Reading these comments reminded me of a greater trend among many atheists: sowing division against someone for no reason other than that they publicly identified themselves as a Christian. I can’t understand why these comments are so focused on her reasons for believing rather than listening to her story. The video wasn’t about her making arguments for God. She wasn’t proselytizing, she was simply telling us who she was. Many atheists have “come out” as such to friends or family. We, more than most, are familiar with trying to simply tell someone that we don’t believe, only to be asked why. We know—or we should know—that when coming out, you don’t have to explain your reasons. You’re allowed to say, “I’m telling you that I don’t believe, and I’m not justifying it at this time.” Why aren’t we giving her the same respect?

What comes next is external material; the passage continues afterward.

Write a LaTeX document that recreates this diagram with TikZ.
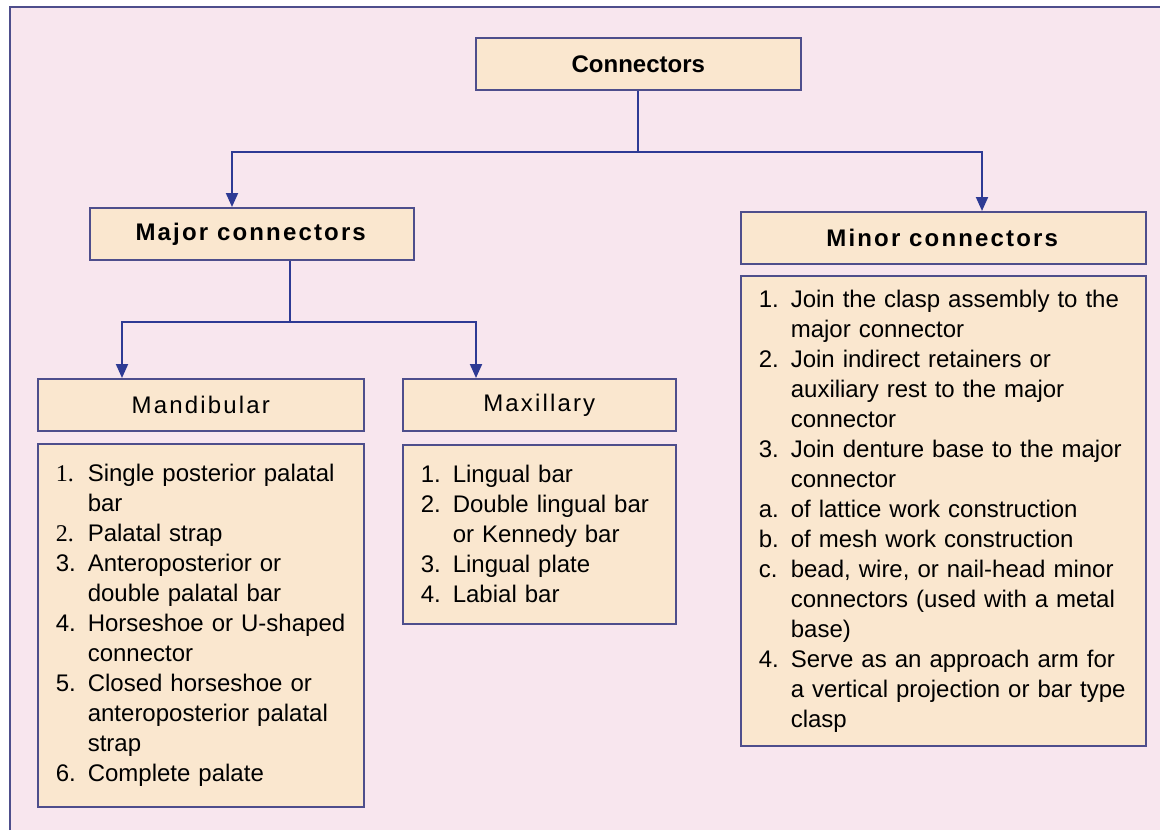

The reason that I bring this up is that it isn’t helping us, as atheists, to create such a barrier between all atheists and all Christians. I promise you that Christians aren’t our enemies, especially when they are going out of their way not to be divisive. If all we atheists do is divide people in an imaginary line between Us and Them (when in truth it is very blurred), we are being just as exclusive as Christian nationalists. Meanwhile, those same Christian nationalists are hard at work eroding the democracy, freedom, and equality that we all value. If we—atheists, non-nationalist Christians, and non-Christian religious Americans—are so distracted by infighting, then before we know it, the extremist theocrats will have stripped us all of our freedom.
If we atheists want to have a fighting chance against Christian nationalism, we have to work together with those Christians who hold the same democratic and progressive values that we do. We should not be making enemies of whose who are willing to fight with us.